稲垣:うん。スティーヴ・マーカスの『Tomorrow Never Knows』ではどうやったら下手に聴こえるかって演奏をしている。下手に吹いているんだけど、これはなかなかできないなということをやってるんですよ。まったくの素人が、楽器を持って、ブーッ!とやっている感じの演奏なの。
――でも、それがかっこいいということですよね。
稲垣:いや、最初は変わってると思ったし、「こんなのがレコードになるんだな」と思ったね。でも、彼が日本に来た時に実際に聴きに行ってみたら、レコードの印象とは全然違ったんですよ。
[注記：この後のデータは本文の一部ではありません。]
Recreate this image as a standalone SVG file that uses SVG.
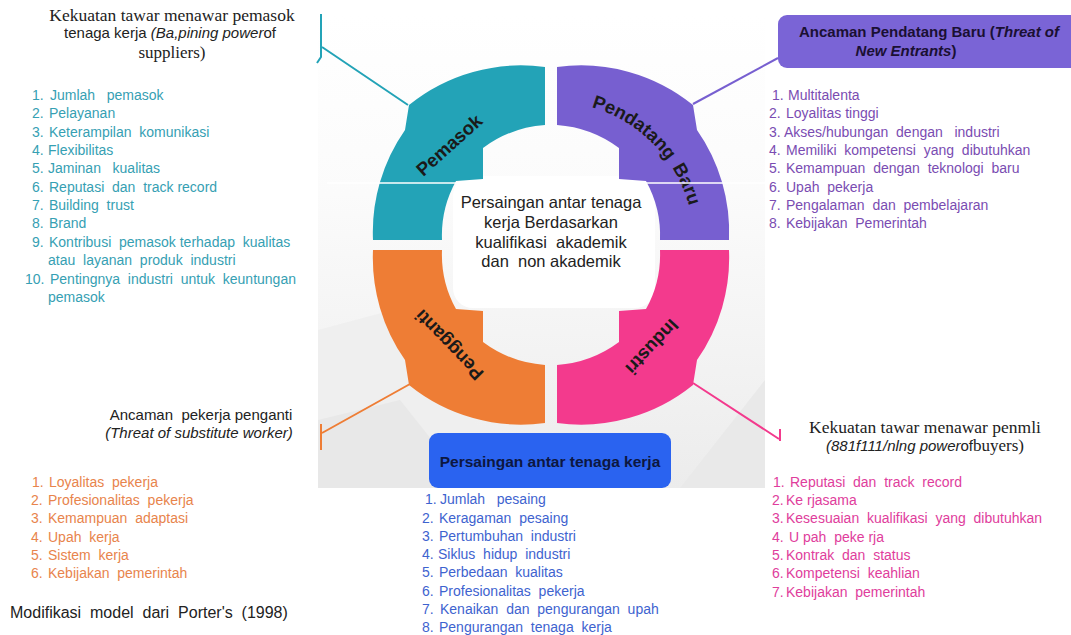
<svg xmlns="http://www.w3.org/2000/svg" xmlns:xlink="http://www.w3.org/1999/xlink" width="1071" height="635" viewBox="0 0 1071 635">
<style>
text,tspan,textPath{white-space:pre;}
.sans{font-family:"Liberation Sans",Arial,sans-serif;}
.serif{font-family:"Liberation Serif","Times New Roman",serif;}
.li{font-family:"Liberation Sans",Arial,sans-serif;font-size:14px;}
.teal{fill:#36a0b3;}
.purp{fill:#7a4cb2;}
.oran{fill:#e8844c;}
.blue{fill:#3e63cf;}
.pink{fill:#e03d9c;}
.seglbl{font-family:"Liberation Sans",Arial,sans-serif;font-size:18.5px;font-weight:bold;fill:#1a1a1a;}
.dark{fill:#222;}
.conn{fill:none;stroke-width:2;}
</style>
<defs>
<linearGradient id="bg" x1="0" y1="0" x2="0" y2="1">
<stop offset="0" stop-color="#ffffff"/>
<stop offset="0.38" stop-color="#fbfbfb"/>
<stop offset="1" stop-color="#ececec"/>
</linearGradient>
<path id="seg" d="M545,67 A178,178 0 0 0 409,105 L405,130 A178,178 0 0 0 373,240 L442,240 A112,112 0 0 1 456,181 L483,179 L483,148 A118,118 0 0 1 545,125 Z"/>
<path id="arcPB" d="M565,102 A143,143 0 0 1 694,234"/>
</defs>
<rect width="1071" height="635" fill="#fff"/>
<g id="backdrop">
<rect x="318" y="15" width="447" height="473" fill="url(#bg)"/>
<polygon points="318,330 430,300 500,488 318,488" fill="#efefef"/>
<polygon points="680,488 765,380 765,488" fill="#e9e9e9"/>
<polygon points="318,420 400,400 470,488 318,488" fill="#e8e8e8"/>
<rect x="453" y="176" width="202" height="132" rx="20" fill="#fff"/>
</g>
<g id="connectors">
<path class="conn" stroke="#23a3b7" d="M408,105 L322,47 M321,14 L321,57 L317,63"/>
<path class="conn" stroke="#775fd0" d="M693,104 L778,58"/>
<path class="conn" stroke="#ee7d35" d="M410,384 L322,433 M321,424 L321,450"/>
<path class="conn" stroke="#f33a8d" d="M693,383 L779,439 M780,429 L780,441"/>
</g>
<g id="node-pemasok">
<use xlink:href="#seg" fill="#23a3b7"/>
<text class="seglbl" transform="translate(449,145) rotate(-42)" text-anchor="middle" dominant-baseline="central">Pemasok</text>
</g>
<g id="node-pendatang-baru">
<use xlink:href="#seg" fill="#775fd0" transform="matrix(-1 0 0 1 1102 0)"/>
<text class="seglbl" font-size="19"><textPath xlink:href="#arcPB" startOffset="27">Pendatang</textPath></text>
<text class="seglbl" font-size="19"><textPath xlink:href="#arcPB" startOffset="130">Baru</textPath></text>
</g>
<g id="node-pengganti">
<use xlink:href="#seg" fill="#ee7d35" transform="matrix(1 0 0 -1 0 490)"/>
<text class="seglbl" transform="translate(449,345) rotate(-134)" text-anchor="middle" dominant-baseline="central">Pengganti</text>
</g>
<g id="node-industri">
<use xlink:href="#seg" fill="#f33a8d" transform="matrix(-1 0 0 -1 1102 490)"/>
<text class="seglbl" transform="translate(652,347) rotate(133)" text-anchor="middle" dominant-baseline="central">Industri</text>
</g>
<line x1="327" y1="183" x2="765" y2="183" stroke="#fff" stroke-width="1.5"/>
<g id="node-center" class="sans dark" font-size="16.5" text-anchor="middle">
<text x="551" y="208">Persaingan antar tenaga</text>
<text x="551" y="228">kerja Berdasarkan</text>
<text x="551" y="248">kualifikasi  akademik</text>
<text x="551" y="267">dan  non akademik</text>
</g>
<g id="node-threat-new-entrants">
<rect x="778" y="15" width="310" height="53" rx="9" fill="#7a64d6"/>
<text class="sans" x="929" y="37" font-size="15" font-weight="bold" fill="#1a1033" text-anchor="middle">Ancaman Pendatang Baru (<tspan font-style="italic">Threat of</tspan></text>
<text class="sans" x="906" y="56" font-size="15" font-weight="bold" fill="#1a1033" text-anchor="middle"><tspan font-style="italic">New Entrants</tspan>)</text>
</g>
<g id="node-rivalry">
<rect x="429" y="433" width="242" height="55" rx="9" fill="#2a63f0"/>
<text class="sans" x="550" y="467" font-size="15.5" font-weight="bold" fill="#0d1740" text-anchor="middle">Persaingan antar tenaga kerja</text>
</g>
<g id="node-suppliers-title" class="dark" text-anchor="middle">
<text class="serif" x="172" y="21" font-size="17.5">Kekuatan tawar menawar pemasok</text>
<text class="sans" x="170" y="38" font-size="15">tenaga kerja <tspan font-style="italic">(Ba,pining power</tspan>of</text>
<text class="serif" x="172" y="58" font-size="17">suppliers)</text>
</g>
<g id="node-suppliers-list" class="li teal">
<text x="32" y="100">1.</text><text x="50" y="100">Jumlah   pemasok</text>
<text x="32" y="118">2.</text><text x="49" y="118">Pelayanan</text>
<text x="32" y="137">3.</text><text x="49" y="137">Keterampilan  komunikasi</text>
<text x="32" y="155">4.</text><text x="48" y="155">Flexibilitas</text>
<text x="32" y="173">5.</text><text x="48" y="173">Jaminan   kualitas</text>
<text x="32" y="192">6.</text><text x="49" y="192">Reputasi  dan  track record</text>
<text x="32" y="210">7.</text><text x="49" y="210">Building  trust</text>
<text x="32" y="228">8.</text><text x="49" y="228">Brand</text>
<text x="32" y="247">9.</text><text x="49" y="247">Kontribusi  pemasok terhadap  kualitas</text>
<text x="48" y="265">atau  layanan  produk  industri</text>
<text x="25" y="284">10.</text><text x="50" y="284">Pentingnya  industri  untuk  keuntungan</text>
<text x="48" y="302">pemasok</text>
</g>
<g id="node-entrants-list" class="li purp">
<text x="772" y="100">1.</text><text x="788" y="100">Multitalenta</text>
<text x="769" y="118">2.</text><text x="786" y="118">Loyalitas tinggi</text>
<text x="769" y="137">3.</text><text x="784" y="137">Akses/hubungan  dengan   industri</text>
<text x="769" y="155">4.</text><text x="786" y="155">Memiliki  kompetensi  yang  dibutuhkan</text>
<text x="769" y="173">5.</text><text x="786" y="173">Kemampuan  dengan  teknologi  baru</text>
<text x="769" y="192">6.</text><text x="786" y="192">Upah  pekerja</text>
<text x="769" y="210">7.</text><text x="786" y="210">Pengalaman  dan  pembelajaran</text>
<text x="769" y="228">8.</text><text x="786" y="228">Kebijakan  Pemerintah</text>
</g>
<g id="node-substitute-title" class="sans dark" text-anchor="middle" font-size="15">
<text x="201" y="420">Ancaman  pekerja penganti</text>
<text x="199" y="438" font-style="italic">(Threat of substitute worker)</text>
</g>
<g id="node-substitute-list" class="li oran">
<text x="32" y="487">1.</text><text x="49" y="487">Loyalitas  pekerja</text>
<text x="31" y="505">2.</text><text x="48" y="505">Profesionalitas  pekerja</text>
<text x="31" y="523">3.</text><text x="48" y="523">Kemampuan  adaptasi</text>
<text x="31" y="542">4.</text><text x="48" y="542">Upah  kerja</text>
<text x="31" y="560">5.</text><text x="48" y="560">Sistem  kerja</text>
<text x="31" y="578">6.</text><text x="48" y="578">Kebijakan  pemerintah</text>
</g>
<text id="note-source" class="sans dark" x="10" y="618" font-size="16">Modifikasi  model  dari  Porter's  (1998)</text>
<g id="node-rivalry-list" class="li blue">
<text x="425" y="504">1.</text><text x="440" y="504">Jumlah   pesaing</text>
<text x="422" y="523">2.</text><text x="439" y="523">Keragaman  pesaing</text>
<text x="422" y="541">3.</text><text x="439" y="541">Pertumbuhan  industri</text>
<text x="422" y="559">4.</text><text x="438" y="559">Siklus  hidup  industri</text>
<text x="422" y="577">5.</text><text x="439" y="577">Perbedaan  kualitas</text>
<text x="422" y="596">6.</text><text x="439" y="596">Profesionalitas  pekerja</text>
<text x="422" y="614">7.</text><text x="440" y="614">Kenaikan  dan  pengurangan  upah</text>
<text x="422" y="632">8.</text><text x="439" y="632">Pengurangan  tenaga  kerja</text>
</g>
<g id="node-buyers-title" class="dark" text-anchor="middle">
<text class="serif" x="925" y="433" font-size="17.5">Kekuatan tawar menawar penmli</text>
<text class="sans" x="925" y="451" font-size="15"><tspan font-style="italic">(881f111/nlng power</tspan>of<tspan class="serif" font-size="17">buyers)</tspan></text>
</g>
<g id="node-buyers-list" class="li pink">
<text x="773" y="487">1.</text><text x="790" y="487">Reputasi  dan  track  record</text>
<text x="772" y="505">2.</text><text x="786" y="505">Ke rjasama</text>
<text x="772" y="523">3.</text><text x="786" y="523">Kesesuaian  kualifikasi  yang  dibutuhkan</text>
<text x="772" y="542">4.</text><text x="789" y="542">U pah  peke rja</text>
<text x="772" y="560">5.</text><text x="786" y="560">Kontrak  dan  status</text>
<text x="772" y="578">6.</text><text x="786" y="578">Kompetensi  keahlian</text>
<text x="772" y="597">7.</text><text x="786" y="597">Kebijakan  pemerintah</text>
</g>
</svg>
そこでハービー・マンと来日した時に「レコーディングをしようか」ということでスティーヴ・マーカス+稲垣次郎とソウル・メディアの「Something」を作ったんです。この時のスティーヴ・マーカスは相当上手かったよ。
――実際にやってみたら、レコードとは違うものを持っていたと。
稲垣:全然! 違いましたね。もう譜面も何もなくても、「Something」をやった時とか、相当上手いんですよ。しかも、ロックっぽくてね。ジャズ分野での上手い/下手じゃなくてね。